Los sueños, por su parte, no eran simples manifestaciones del inconsciente: podían encerrar visiones sagradas. En los Asclepeions, los santuarios dedicados a Asclepio, los enfermos dormían en el abaton esperando recibir revelaciones curativas durante la noche. Artemidoro, en su tratado sobre la interpretación de los sueños, diferenciaba entre aquellos que anunciaban el futuro y los que transmitían símbolos ocultos.

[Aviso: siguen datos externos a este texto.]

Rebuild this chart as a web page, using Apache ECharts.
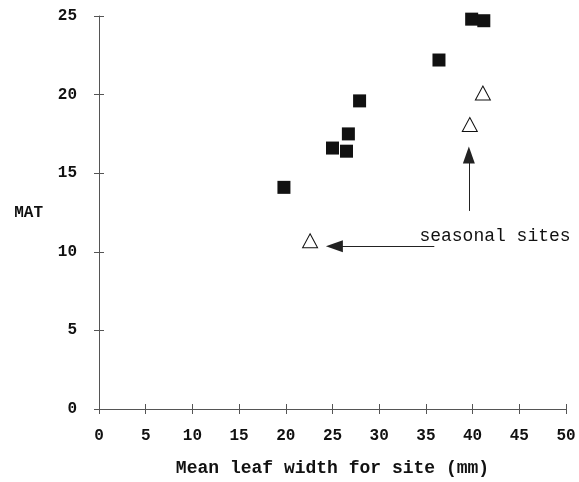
<!DOCTYPE html>
<html><head><meta charset="utf-8">
<script src="https://cdn.jsdelivr.net/npm/echarts@6/dist/echarts.min.js"></script>
<style>html,body{margin:0;padding:0;background:#fff}#c{width:579px;height:482px}</style>
</head><body><div id="c"></div>
<script>
// Data
const allSites = [[19.8,14.1],[25.0,16.6],[26.5,16.4],[26.7,17.5],[27.9,19.6],[36.4,22.2],[39.9,24.8],[41.2,24.7]];
const seasonalSites = [[41.1,20.1],[39.7,18.1],[22.6,10.7]];
const xTicks = [0,5,10,15,20,25,30,35,40,45,50];
const yTicks = [0,5,10,15,20,25];
const xTitle = 'Mean leaf width for site (mm)';
const yTitle = 'MAT';
const noteText = 'seasonal sites';
const notePos = [42.4, 11.0];
const arrowUp = [[39.6,12.6],[39.6,16.15]];
const arrowLeft = [[35.9,10.35],[25.2,10.35]];

const FONT = '"Liberation Mono", "DejaVu Sans Mono", monospace';
const chart = echarts.init(document.getElementById('c'));
const axisCommon = {
  min: 0, interval: 5, splitLine:{show:false},
  axisLine:{show:true, lineStyle:{color:'#555', width:1}},
  axisTick:{show:true, length:5, lineStyle:{color:'#555'}},
};
chart.setOption({
  animation:false,
  grid:{left:99, right:13, top:16, bottom:70},
  xAxis:[
    Object.assign({}, axisCommon, {type:'value', max:50,
      name:xTitle, nameLocation:'middle', nameGap:50,
      nameTextStyle:{fontFamily:FONT, fontWeight:'bold', fontSize:18, color:'#111'},
      axisLabel:{fontFamily:FONT, fontWeight:'bold', fontSize:16, color:'#111', margin:19}}),
    Object.assign({}, axisCommon, {type:'value', max:50, position:'bottom',
      axisLine:{show:false}, axisLabel:{show:false},
      axisTick:{show:true, inside:true, length:5, lineStyle:{color:'#555'}}})
  ],
  yAxis:[
    Object.assign({}, axisCommon, {type:'value', max:25,
      name:yTitle, nameLocation:'middle', nameRotate:0, nameGap:56,
      nameTextStyle:{fontFamily:FONT, fontWeight:'bold', fontSize:16, color:'#111'},
      axisLabel:{fontFamily:FONT, fontWeight:'bold', fontSize:16, color:'#111', margin:22}}),
    Object.assign({}, axisCommon, {type:'value', max:25, position:'left',
      axisLine:{show:false}, axisLabel:{show:false},
      axisTick:{show:true, inside:true, length:5, lineStyle:{color:'#555'}}})
  ],
  series:[
    {type:'scatter', data:allSites, symbol:'rect', symbolSize:13,
      itemStyle:{color:'#111', opacity:1}},
    {type:'scatter', data:seasonalSites, symbol:'triangle', symbolSize:[15,14],
      itemStyle:{color:'#fff', borderColor:'#111', borderWidth:1, opacity:1},
      markLine:{silent:true, symbol:['none','triangle'], symbolSize:[12,17],
        lineStyle:{color:'#222', width:1, type:'solid'}, itemStyle:{color:'#111'}, label:{show:false},
        data:[
          [{coord:arrowUp[0]},{coord:arrowUp[1]}],
          [{coord:arrowLeft[0]},{coord:arrowLeft[1]}]
        ]},
      markPoint:{silent:true, symbol:'circle', symbolSize:0,
        label:{show:true, position:'inside', formatter:noteText,
          fontFamily:FONT, fontSize:18, color:'#111'},
        data:[{coord:notePos}]}
    }
  ]
});
</script></body></html>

También los objetos inanimados podían hablar del destino. En ciertos santuarios, como el de Heracles en Bura, se practicaba la cleromancia: se arrojaban dados o piedras marcadas para que el azar revelara respuestas divinas. La bibliomancia, por otro lado, consistía en abrir al azar textos como la "Ilíada" o la "Odisea", interpretando los versos hallados como señales proféticas.

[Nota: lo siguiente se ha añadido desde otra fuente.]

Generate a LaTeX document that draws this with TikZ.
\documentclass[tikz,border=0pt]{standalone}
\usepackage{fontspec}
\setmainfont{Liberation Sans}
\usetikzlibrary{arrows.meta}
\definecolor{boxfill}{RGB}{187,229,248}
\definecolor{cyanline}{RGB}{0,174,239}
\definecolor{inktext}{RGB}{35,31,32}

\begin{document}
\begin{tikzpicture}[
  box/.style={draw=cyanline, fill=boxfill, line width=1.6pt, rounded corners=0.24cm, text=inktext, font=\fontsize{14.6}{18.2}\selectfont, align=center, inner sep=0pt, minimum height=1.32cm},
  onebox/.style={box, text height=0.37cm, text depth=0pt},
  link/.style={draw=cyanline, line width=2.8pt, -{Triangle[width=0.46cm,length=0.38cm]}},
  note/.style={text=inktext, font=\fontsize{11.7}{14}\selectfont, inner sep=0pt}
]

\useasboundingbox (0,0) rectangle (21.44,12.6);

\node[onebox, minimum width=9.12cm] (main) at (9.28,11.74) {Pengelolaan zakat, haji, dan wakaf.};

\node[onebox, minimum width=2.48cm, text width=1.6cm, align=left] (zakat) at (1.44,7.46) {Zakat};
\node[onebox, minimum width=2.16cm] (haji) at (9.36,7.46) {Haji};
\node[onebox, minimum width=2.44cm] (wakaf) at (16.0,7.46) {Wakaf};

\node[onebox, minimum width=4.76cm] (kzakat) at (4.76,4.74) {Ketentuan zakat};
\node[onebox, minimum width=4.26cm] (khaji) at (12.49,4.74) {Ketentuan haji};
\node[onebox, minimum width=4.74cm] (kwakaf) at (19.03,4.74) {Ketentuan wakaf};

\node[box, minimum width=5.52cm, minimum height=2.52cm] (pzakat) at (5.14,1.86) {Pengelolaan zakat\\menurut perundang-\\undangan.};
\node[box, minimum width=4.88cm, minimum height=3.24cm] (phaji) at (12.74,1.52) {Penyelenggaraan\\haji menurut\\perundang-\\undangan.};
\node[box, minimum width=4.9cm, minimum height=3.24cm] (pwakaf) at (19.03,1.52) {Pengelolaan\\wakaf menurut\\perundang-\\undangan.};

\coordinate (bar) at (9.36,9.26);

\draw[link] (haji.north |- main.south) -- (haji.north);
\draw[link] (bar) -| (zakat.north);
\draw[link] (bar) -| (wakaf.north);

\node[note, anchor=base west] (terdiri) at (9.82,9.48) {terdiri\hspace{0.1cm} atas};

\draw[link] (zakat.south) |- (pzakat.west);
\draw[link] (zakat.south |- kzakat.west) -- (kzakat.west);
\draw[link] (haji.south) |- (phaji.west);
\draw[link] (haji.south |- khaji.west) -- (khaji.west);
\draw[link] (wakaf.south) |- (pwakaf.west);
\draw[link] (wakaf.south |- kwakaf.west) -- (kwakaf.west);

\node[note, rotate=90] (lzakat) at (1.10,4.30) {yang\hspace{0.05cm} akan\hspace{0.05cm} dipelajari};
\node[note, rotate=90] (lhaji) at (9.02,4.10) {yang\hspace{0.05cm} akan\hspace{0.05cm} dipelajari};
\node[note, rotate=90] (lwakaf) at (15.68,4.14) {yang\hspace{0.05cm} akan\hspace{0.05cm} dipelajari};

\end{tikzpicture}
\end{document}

V. Crítica filosófica a la adivinación
Aunque ampliamente aceptada, la adivinación también fue muy cuestionada por los filósofos griegos. Jenófanes, quien ridiculizó la idea de que los dioses comunicaran su voluntad a través de señales ambiguas. Eurípides también expresó un profundo escepticismo, sugiriendo que los oráculos eran manipulados por intereses humanos.
Sin embargo, la adivinación gozaba de una enorme popularidad en Grecia, combinando creencia religiosa, observación empírica y simbolismo. Desde los grandes Oráculos hasta las prácticas cotidianas de augures, los griegos buscaban constantemente guía en lo divino. Como señala Platón en "Fedro" y como podemos intuir con Tiresias, la verdadera mantiké no era solo técnica, sino un don de los dioses.
Este sistema de creencias, aunque a veces criticado, fue fundamental en la cultura griega, influyendo incluso en la adivinación romana y las tradiciones místicas posteriores.